The men, Sergei Cherepanov and Mikhail Antyufeev, were kidnapped in Sudan's Darfur in January. They had been seized at gunpoint when a UNAMID minibus was blocked.

Russian embassy spokesman Artur Safukov said on Saturday, "According to the information we got from the National Intelligence and Security Service (NISS) yesterday, they were freed in central Darfur at 7:30 p.m. [1630 UTC]," on Friday.

"There was no ransom or use of force in order to release them. It was a peaceful release," Safukov said.

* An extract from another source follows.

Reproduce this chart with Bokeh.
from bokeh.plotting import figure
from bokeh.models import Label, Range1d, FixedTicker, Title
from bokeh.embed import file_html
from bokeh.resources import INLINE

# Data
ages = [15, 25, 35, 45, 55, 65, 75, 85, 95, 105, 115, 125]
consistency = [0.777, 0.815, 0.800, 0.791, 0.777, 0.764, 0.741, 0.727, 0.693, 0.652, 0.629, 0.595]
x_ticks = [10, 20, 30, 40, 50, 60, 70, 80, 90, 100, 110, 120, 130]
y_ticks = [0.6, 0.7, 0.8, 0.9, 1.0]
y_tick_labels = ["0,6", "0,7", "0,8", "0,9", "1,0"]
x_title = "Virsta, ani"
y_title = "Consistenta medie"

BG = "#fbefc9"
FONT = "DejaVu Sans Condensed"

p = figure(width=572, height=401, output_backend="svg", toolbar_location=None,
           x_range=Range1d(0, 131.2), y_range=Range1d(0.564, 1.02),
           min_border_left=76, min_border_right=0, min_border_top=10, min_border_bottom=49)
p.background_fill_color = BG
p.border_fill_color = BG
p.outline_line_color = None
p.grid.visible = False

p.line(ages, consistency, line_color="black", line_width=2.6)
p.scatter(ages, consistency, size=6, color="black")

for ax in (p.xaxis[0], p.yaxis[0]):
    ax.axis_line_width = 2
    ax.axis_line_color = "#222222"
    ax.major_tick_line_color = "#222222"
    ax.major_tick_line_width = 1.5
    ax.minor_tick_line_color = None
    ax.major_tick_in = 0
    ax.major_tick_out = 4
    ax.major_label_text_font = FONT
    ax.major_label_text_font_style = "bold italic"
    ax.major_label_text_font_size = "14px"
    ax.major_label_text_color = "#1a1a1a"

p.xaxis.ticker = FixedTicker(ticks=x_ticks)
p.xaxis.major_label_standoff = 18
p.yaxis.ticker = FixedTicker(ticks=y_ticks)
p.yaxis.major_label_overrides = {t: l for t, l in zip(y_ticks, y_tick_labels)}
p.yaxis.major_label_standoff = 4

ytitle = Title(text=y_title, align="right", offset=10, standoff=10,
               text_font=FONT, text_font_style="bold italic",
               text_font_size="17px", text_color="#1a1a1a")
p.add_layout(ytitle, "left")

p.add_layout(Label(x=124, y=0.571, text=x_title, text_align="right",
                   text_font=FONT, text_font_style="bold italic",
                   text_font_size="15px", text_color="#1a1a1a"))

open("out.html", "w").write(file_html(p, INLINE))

Security forces had detained the kidnappers. "The kidnappers and their equipment and their vehicles are now under our control," NISS Lieutenant General Taj al-Sir Osman said. Sudan's foreign ministry said the kidnapping was not a political act.

Cherepanov and Antyufeev were employed by Russia's UTair on a contract in Sudan for UNAMID.

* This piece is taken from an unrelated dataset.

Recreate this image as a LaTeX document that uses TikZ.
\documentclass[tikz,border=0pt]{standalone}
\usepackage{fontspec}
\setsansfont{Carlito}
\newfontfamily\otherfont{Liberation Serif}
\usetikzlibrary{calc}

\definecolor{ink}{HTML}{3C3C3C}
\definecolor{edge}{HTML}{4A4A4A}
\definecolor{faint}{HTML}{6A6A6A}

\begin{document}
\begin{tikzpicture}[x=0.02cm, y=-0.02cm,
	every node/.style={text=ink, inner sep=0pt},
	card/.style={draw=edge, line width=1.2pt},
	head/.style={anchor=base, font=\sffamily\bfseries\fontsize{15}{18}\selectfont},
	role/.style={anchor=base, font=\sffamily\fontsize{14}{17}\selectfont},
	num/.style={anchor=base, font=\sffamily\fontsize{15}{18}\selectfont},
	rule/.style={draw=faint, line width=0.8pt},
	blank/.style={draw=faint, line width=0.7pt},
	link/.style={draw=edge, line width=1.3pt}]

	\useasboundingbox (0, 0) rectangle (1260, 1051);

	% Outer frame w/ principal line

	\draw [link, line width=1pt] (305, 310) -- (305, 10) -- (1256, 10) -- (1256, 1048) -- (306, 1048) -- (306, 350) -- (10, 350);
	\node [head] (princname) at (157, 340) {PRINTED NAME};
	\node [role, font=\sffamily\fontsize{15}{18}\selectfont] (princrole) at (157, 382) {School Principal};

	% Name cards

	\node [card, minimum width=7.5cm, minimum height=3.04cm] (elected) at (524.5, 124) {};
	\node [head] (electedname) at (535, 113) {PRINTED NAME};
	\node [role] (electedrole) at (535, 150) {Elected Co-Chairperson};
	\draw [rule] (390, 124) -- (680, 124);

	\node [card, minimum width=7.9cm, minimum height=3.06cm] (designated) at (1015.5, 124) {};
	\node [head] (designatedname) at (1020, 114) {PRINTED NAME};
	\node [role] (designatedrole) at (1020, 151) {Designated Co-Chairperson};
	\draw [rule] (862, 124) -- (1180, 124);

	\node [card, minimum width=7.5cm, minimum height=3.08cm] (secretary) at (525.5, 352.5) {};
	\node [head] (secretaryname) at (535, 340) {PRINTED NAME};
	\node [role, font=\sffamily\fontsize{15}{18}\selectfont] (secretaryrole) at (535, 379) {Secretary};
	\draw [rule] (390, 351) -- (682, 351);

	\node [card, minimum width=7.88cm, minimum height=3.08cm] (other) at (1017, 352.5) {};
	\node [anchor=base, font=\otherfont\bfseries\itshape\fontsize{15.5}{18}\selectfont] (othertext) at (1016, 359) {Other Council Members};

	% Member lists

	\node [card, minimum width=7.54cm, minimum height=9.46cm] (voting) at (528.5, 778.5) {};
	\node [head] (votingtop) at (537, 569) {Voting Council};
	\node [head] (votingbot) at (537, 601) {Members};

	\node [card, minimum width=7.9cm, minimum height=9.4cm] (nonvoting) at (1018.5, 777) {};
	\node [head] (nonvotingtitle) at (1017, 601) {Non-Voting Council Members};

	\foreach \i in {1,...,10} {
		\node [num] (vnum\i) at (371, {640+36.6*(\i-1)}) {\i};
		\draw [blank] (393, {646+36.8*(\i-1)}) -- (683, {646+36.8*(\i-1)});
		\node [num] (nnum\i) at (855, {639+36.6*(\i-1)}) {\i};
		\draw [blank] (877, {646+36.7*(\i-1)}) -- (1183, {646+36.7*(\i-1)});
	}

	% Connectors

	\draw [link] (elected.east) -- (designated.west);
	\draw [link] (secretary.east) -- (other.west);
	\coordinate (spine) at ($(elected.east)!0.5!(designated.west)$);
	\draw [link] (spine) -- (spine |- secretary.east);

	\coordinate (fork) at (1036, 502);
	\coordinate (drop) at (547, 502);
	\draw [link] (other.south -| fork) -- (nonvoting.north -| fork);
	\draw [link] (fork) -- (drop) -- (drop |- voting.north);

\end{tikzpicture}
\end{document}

A spokesman for UN Secretary-General Ban Ki-moon said he was "deeply gratified" by the safe release of the UNAMID contractors. "He is relieved that the contractors will be able to reunite with their families and loved ones after 128 days in captivity," the spokesman said in a statement.

The Russian foreign ministry said the hostages were in good health and had been freed as a result of co-operation between the ministry, the Sudanese authorities, the United Nations Secretariat and UNAMID.

Ministerial changes

Also on Saturday, Sudanese President Omar al-Bashir announced a new government, more than a month after his re-election. There are changes in the defense, foreign affairs and oil ministries. Lieutenant-General Mostafa Osman Abeed was appointed acting defense minister, Ibrahim Ghandour became foreign minister and Mohamed Zayed took over the oil ministry.

Bashir seized power in an Islamist-backed coup in 1989. He won elections in April with more than 94 percent of the vote, standing against 13 little known candidates for the presidency.

Ethnic insurgents launched a rebellion in Darfur in 2003 and, according to the UN, some 300,000 people have been killed in the conflict to date. A further 2.5 million have been forced to flee their homes.

The International Criminal Court (ICC) in The Hague indicted Bashir in 2009 for alleged war crimes and crimes against humanity, and in 2010 for genocide.